The reason for sanction is mainly divided into three categories. The first category involves the sanctions which require the nations to comply with international law. The second category includes sanctions that aim at curbing or containing any threat imposed to the peace in the geographical area. The last category includes sanctions that targets censuring activity or a specific action or arrangement structure from any member/non-member country

The four important types of sanctions are:

  • Economic Sanctions – it imposes a ban on trade or limits the trade to certain regions.
  • Diplomatic Sanctions – aims at reducing or completely eliminating diplomatic ties.
  • Military Sanctions – Aimed at targeting military strikes to cut off supplies of arms and to degrade the nation’s conventional or non-conventional capabilities.
  • Sports Sanction – it imposes a ban on sports people from a particular country from participating in international events.
  • Economic circumstances are not the only reason for imposing economic sanctions but political, military and social issues also play a huge role. These sanctions mainly aim at achieving domestic and international goals. These sanctions usually improve the relations between the two countries. As mentioned above, imposes a ban on trade or limits the trade to certain regions. Embargoes on other hand partially or completely bans trad with intended country or organisation. Embargoes are viewed as solid diplomatic measures forced in an effort, by the imposing nation, to inspire a given national-interest result from the nation on which it is forced. Embargoes usually limits or bans trade, import and export, creates different categories for quantity, imposes taxes, freezes or seize assets, bank accounts, etc. How effective an embargo is, depends directly on the extent of international participation. Embargoes provide development opportunities to various emerging countries.

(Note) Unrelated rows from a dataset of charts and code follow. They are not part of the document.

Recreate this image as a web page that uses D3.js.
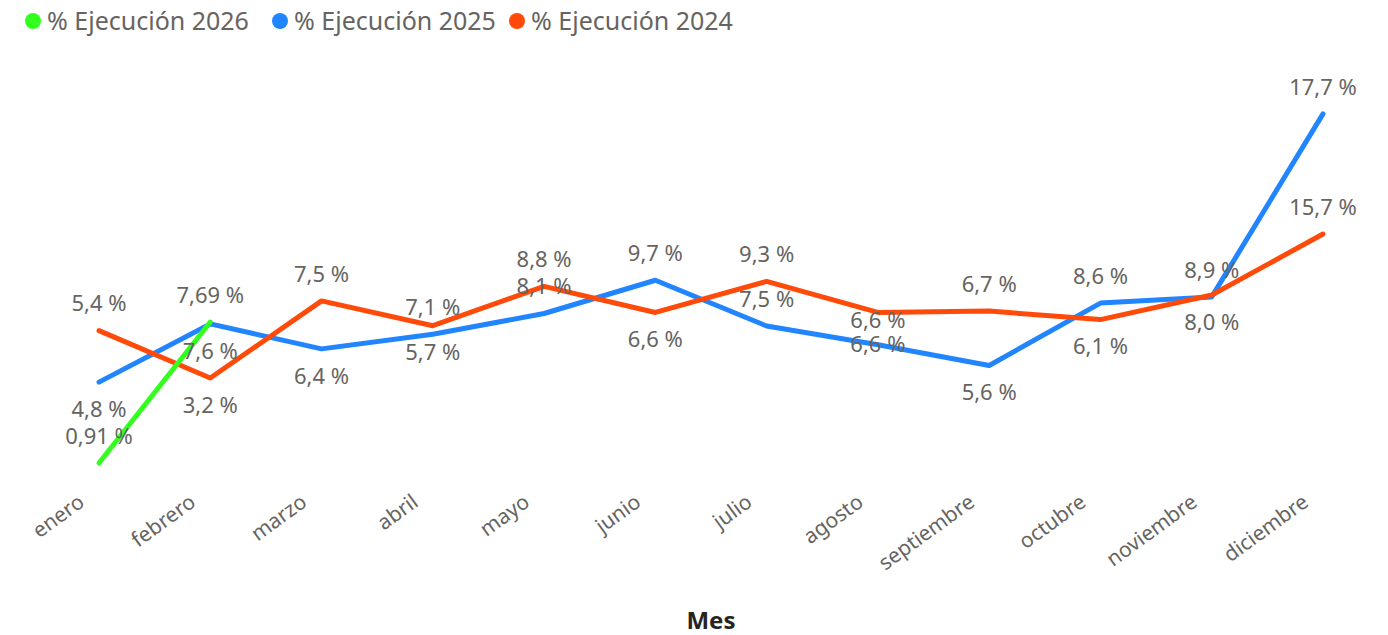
<!DOCTYPE html>
<meta charset="utf-8">
<body style="margin:0;background:#fff">
<svg width="1388" height="635"></svg>
<script src="https://cdnjs.cloudflare.com/ajax/libs/d3/7.8.5/d3.min.js"></script>
<script>

var meses = ["enero", "febrero", "marzo", "abril", "mayo", "junio", "julio", "agosto", "septiembre", "octubre", "noviembre", "diciembre"];
var ejec2026 = [0.91, 7.69];
var ejec2025 = [4.8, 7.6, 6.4, 7.1, 8.1, 9.7, 7.5, 6.6, 5.6, 8.6, 8.9, 17.7];
var ejec2024 = [5.4, 3.2, 7.5, 5.7, 8.8, 6.6, 9.3, 6.6, 6.7, 6.1, 8.0, 15.7];
var etiquetas2026 = ["0,91 %", "7,69 %"];

// where each data label sits: above (-1), below (1), on the line (0)
var pos2026 = [-1, -1];
var pos2025 = [1, 1, 1, -1, -1, -1, -1, 0, 1, -1, -1, -1];
var pos2024 = [-1, 1, -1, 1, -1, 1, -1, 0.3, -1, 1, 1, -1];

var svg = d3.select("svg");
var font = "'Segoe UI', 'Noto Sans', sans-serif";
var grey = "#666461";

var x = d3.scalePoint().domain(meses).range([99, 1323]);
var y = d3.scaleLinear().domain([0, 20]).range([482, 66]);       // 2025 / 2026
var y2 = d3.scaleLog().domain([3.2, 15.7]).range([378, 234]);    // 2024, log axis

var series = [
  {name: "% Ejecución 2024", color: "#FF4A0A", vals: ejec2024, sc: y2, pos: pos2024},
  {name: "% Ejecución 2025", color: "#2185FF", vals: ejec2025, sc: y, pos: pos2025},
  {name: "% Ejecución 2026", color: "#33FF1F", vals: ejec2026, sc: y, pos: pos2026, labels: etiquetas2026}
];

var fmt = function(v) { return d3.format(".1f")(v).replace(".", ",") + " %"; };

// x axis
var xa = svg.append("g").attr("transform", "translate(0,500)")
  .call(d3.axisBottom(x).tickSize(0).tickPadding(0));
xa.select(".domain").remove();
xa.selectAll("text")
  .attr("font-family", font).attr("font-size", 21).attr("fill", grey)
  .attr("text-anchor", "end")
  .attr("dy", "0.35em")
  .attr("transform", "translate(-18,-1) rotate(-36)");

svg.append("text")
  .attr("x", 711).attr("y", 629)
  .attr("text-anchor", "middle")
  .attr("font-family", font).attr("font-size", 24).attr("font-weight", "bold")
  .attr("fill", "#252423")
  .text("Mes");

// lines
var order = [series[1], series[0], series[2]];
order.forEach(function(s) {
  var line = d3.line()
    .x(function(d, i) { return x(meses[i]); })
    .y(function(d) { return s.sc(d); });
  svg.append("path")
    .attr("d", line(s.vals))
    .attr("fill", "none")
    .attr("stroke", s.color)
    .attr("stroke-width", 5)
    .attr("stroke-linecap", "round")
    .attr("stroke-linejoin", "round");
});

// data labels
series.forEach(function(s) {
  svg.append("g").selectAll("text").data(s.vals).join("text")
    .attr("x", function(d, i) { return x(meses[i]); })
    .attr("y", function(d, i) { return s.sc(d) + s.pos[i] * 27; })
    .attr("dy", "0.35em")
    .attr("text-anchor", "middle")
    .attr("font-family", font).attr("font-size", 22)
    .attr("fill", grey)
    .text(function(d, i) { return s.labels ? s.labels[i] : fmt(d); });
});

// legend
var legend = [series[2], series[1], series[0]];
var lx = [33, 280, 517];
legend.forEach(function(s, i) {
  svg.append("circle").attr("cx", lx[i]).attr("cy", 21).attr("r", 8).attr("fill", s.color);
  svg.append("text")
    .attr("x", lx[i] + 14).attr("y", 21).attr("dy", "0.35em")
    .attr("font-family", font).attr("font-size", 25)
    .attr("fill", grey)
    .text(s.name);
});

</script>
</body>
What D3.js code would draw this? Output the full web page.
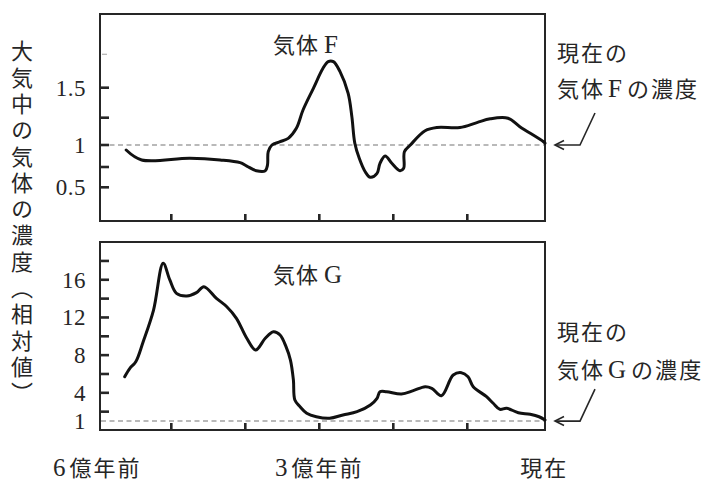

The effectiveness of economic sanctions is a debatable issue. Some economists claim that the success rate of the economic sanction amongst all the other sanctions on the imposed nation was 34% whereas others are of the opinion that the success rate was only 4%. According to a study, the economic sanctions imposed by US and UN had a huge impact on the targeted country’s economy. The GDP growth was reduced by more than 2% each year. The negative effects of the economy are worse and last for more than 10 years.

Imposing economic sanctions on a country not only affects the economy of the target country but also impacts the economy of the imposing country in a negative way. It results in a decline in the market due to which the investments fall drastically.